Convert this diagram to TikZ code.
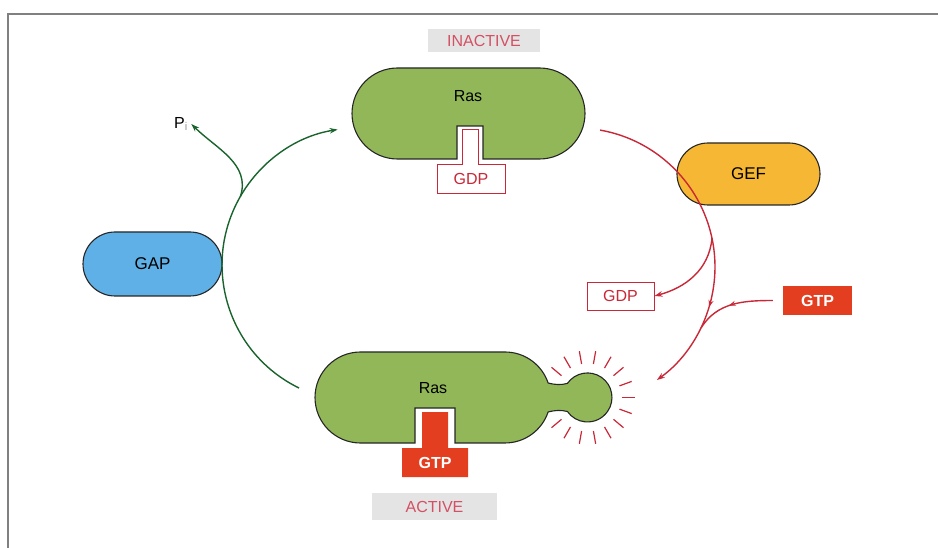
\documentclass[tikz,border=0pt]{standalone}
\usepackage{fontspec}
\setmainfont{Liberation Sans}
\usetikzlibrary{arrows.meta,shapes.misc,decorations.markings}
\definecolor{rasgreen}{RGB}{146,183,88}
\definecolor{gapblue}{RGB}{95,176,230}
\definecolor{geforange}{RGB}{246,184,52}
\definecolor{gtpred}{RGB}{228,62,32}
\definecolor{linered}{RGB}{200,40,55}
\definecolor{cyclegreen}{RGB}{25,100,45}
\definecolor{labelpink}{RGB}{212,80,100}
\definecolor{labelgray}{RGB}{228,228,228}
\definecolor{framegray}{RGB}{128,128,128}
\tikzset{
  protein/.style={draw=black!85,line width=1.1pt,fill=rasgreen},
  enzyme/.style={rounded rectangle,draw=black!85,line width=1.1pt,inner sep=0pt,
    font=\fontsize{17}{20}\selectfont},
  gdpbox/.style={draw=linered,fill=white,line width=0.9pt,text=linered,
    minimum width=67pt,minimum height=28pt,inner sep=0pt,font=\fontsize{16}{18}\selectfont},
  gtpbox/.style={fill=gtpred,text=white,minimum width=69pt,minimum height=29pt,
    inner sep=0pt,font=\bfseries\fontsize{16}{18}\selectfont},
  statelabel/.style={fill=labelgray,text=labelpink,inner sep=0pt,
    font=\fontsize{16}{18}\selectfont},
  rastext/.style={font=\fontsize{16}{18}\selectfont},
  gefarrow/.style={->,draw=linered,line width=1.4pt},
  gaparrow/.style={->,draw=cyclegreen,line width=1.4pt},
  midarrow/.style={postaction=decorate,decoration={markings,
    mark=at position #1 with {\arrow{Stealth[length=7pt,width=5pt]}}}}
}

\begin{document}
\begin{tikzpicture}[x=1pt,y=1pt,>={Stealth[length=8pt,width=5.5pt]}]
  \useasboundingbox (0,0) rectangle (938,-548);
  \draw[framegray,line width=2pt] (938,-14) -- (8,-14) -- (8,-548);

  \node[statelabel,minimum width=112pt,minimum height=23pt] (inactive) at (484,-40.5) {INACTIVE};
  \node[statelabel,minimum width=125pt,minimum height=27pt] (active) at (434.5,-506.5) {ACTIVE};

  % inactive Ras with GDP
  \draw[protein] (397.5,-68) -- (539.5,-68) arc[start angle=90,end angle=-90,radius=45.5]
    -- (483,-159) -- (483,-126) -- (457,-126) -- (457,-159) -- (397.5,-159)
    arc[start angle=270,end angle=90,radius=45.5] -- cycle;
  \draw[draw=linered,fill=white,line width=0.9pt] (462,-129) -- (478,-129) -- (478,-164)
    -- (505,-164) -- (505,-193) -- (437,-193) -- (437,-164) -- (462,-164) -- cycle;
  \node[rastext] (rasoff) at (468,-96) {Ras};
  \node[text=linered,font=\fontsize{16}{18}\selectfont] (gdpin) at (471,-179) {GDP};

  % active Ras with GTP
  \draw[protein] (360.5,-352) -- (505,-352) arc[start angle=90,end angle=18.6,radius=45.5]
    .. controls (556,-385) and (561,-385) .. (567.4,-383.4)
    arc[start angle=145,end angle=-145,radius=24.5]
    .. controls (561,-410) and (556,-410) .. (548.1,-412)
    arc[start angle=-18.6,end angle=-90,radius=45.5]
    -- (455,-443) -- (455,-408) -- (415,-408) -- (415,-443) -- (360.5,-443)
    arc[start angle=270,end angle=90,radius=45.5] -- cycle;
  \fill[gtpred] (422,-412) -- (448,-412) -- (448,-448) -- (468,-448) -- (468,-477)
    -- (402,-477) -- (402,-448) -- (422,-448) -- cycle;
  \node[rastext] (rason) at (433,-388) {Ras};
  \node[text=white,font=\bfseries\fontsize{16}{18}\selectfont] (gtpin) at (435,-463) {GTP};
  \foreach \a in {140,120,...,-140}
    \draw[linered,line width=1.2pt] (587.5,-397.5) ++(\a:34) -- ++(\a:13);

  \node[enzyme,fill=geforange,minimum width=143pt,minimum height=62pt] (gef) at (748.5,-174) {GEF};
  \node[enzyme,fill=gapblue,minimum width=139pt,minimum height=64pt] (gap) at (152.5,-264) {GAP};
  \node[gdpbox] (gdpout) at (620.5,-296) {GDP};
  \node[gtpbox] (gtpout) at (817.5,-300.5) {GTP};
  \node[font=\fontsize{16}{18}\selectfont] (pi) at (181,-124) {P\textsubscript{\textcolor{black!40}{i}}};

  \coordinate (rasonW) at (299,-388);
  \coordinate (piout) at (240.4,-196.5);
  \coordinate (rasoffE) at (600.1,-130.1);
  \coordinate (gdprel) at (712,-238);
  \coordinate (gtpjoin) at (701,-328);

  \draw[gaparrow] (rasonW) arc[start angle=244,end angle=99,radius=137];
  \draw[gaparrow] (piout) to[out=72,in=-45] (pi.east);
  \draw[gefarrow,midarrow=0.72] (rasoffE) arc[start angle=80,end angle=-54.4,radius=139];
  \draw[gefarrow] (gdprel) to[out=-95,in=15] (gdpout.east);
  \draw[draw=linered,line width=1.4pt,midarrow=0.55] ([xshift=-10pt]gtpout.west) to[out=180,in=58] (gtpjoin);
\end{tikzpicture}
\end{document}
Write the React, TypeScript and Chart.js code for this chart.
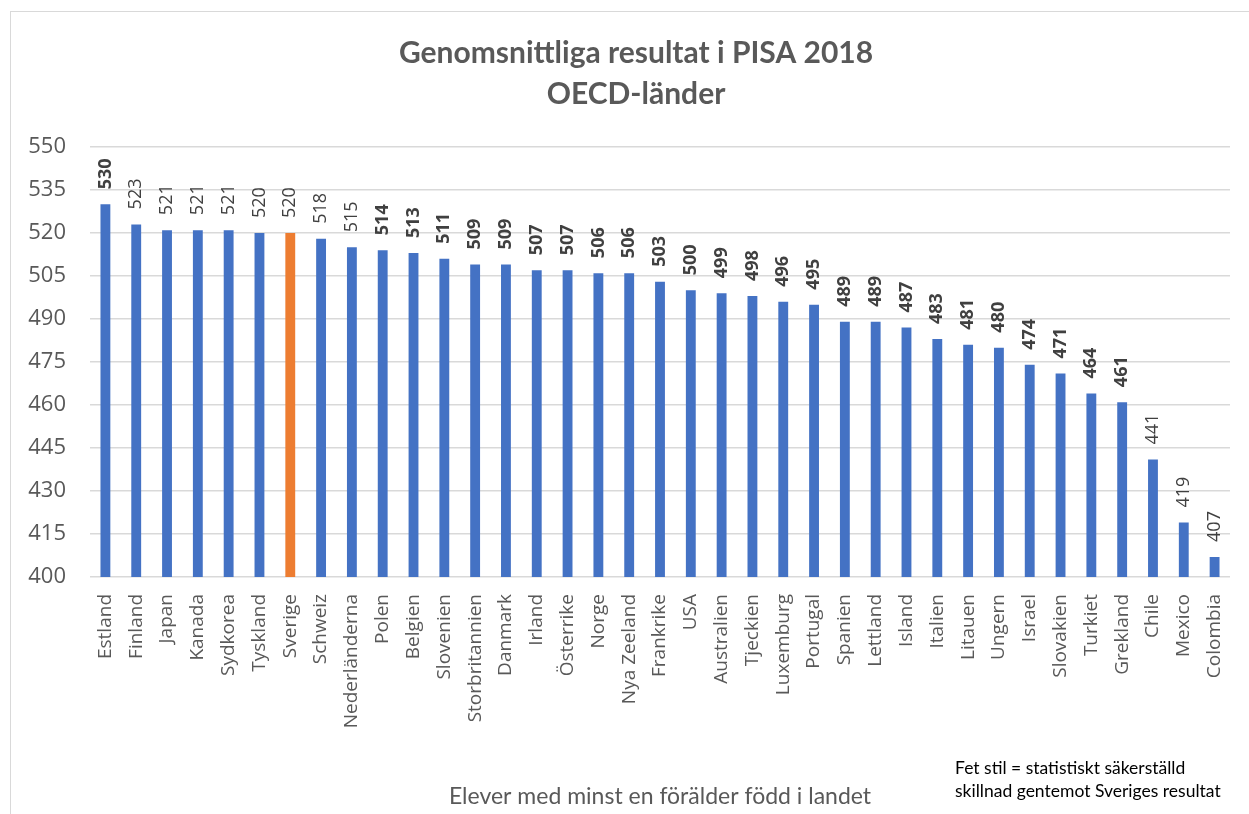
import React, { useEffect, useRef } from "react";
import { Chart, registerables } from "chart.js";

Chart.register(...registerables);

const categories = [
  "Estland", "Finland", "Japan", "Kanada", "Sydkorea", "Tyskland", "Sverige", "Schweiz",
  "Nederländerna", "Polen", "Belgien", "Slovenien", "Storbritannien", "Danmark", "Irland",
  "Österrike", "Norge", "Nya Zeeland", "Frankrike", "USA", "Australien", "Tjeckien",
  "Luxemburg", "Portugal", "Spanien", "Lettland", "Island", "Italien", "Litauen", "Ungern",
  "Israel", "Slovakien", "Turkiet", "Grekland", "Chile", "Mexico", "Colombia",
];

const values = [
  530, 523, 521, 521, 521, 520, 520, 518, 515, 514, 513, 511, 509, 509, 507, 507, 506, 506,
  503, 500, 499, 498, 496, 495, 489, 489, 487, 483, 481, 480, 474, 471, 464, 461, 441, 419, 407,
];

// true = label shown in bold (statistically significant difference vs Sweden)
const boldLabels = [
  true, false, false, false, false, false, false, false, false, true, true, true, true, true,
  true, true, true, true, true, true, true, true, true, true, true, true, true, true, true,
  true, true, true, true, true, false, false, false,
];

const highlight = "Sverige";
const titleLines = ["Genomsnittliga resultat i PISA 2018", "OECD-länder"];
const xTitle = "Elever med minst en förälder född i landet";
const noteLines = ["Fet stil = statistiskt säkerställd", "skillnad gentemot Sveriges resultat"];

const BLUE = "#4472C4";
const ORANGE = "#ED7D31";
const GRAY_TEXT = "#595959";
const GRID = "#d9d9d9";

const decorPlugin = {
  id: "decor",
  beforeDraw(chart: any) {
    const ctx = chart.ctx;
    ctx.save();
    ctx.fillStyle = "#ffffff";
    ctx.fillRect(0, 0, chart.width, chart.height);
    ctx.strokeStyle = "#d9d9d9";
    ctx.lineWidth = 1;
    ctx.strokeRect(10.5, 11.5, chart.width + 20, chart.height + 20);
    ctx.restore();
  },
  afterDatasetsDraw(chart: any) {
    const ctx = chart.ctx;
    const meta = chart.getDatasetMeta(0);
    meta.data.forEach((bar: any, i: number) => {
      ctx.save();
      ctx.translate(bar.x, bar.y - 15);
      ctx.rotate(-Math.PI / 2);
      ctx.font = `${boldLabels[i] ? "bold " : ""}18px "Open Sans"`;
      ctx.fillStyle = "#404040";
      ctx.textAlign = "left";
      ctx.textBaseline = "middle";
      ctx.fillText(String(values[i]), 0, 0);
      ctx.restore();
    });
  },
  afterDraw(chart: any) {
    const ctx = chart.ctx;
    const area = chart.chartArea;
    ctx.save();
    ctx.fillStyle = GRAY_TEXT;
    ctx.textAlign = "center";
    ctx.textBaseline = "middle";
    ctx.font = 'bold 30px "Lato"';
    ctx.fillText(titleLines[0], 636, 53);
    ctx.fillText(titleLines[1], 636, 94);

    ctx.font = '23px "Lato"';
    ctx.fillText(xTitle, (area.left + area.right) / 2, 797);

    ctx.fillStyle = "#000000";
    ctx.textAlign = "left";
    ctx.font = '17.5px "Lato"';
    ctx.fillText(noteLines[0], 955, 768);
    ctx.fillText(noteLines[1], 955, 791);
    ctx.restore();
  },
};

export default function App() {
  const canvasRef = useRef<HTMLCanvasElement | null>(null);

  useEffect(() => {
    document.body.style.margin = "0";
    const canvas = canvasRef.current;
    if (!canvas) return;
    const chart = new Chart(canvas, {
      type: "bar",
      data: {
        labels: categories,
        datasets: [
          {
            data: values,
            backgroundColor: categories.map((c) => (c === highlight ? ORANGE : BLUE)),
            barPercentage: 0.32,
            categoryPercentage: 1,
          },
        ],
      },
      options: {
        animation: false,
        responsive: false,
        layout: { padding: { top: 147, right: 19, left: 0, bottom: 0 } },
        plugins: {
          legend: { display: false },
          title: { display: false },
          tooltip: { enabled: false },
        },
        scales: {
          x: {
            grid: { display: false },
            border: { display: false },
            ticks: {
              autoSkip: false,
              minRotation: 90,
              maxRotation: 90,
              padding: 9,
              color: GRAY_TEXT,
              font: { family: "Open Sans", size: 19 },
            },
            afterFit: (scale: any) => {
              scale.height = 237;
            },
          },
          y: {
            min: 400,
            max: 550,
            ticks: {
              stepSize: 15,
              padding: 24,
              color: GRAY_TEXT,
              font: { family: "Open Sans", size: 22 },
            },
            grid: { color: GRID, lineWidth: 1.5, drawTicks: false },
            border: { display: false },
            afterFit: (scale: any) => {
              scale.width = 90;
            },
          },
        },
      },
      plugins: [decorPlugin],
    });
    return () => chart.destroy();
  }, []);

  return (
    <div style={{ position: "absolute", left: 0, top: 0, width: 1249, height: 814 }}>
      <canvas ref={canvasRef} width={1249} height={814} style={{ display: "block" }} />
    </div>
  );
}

:::::

■ **PROMPT**: Only the lines from the one with "Write the React, TypeScript" through the one with "Chart.register(...registerables);", both included, go in the copy, exactly as written. Leave the pictures behind.

■ **EXPECTED OUTPUT**:
Write the React, TypeScript and Chart.js code for this chart.
import React, { useEffect, useRef } from "react";
import { Chart, registerables } from "chart.js";

Chart.register(...registerables);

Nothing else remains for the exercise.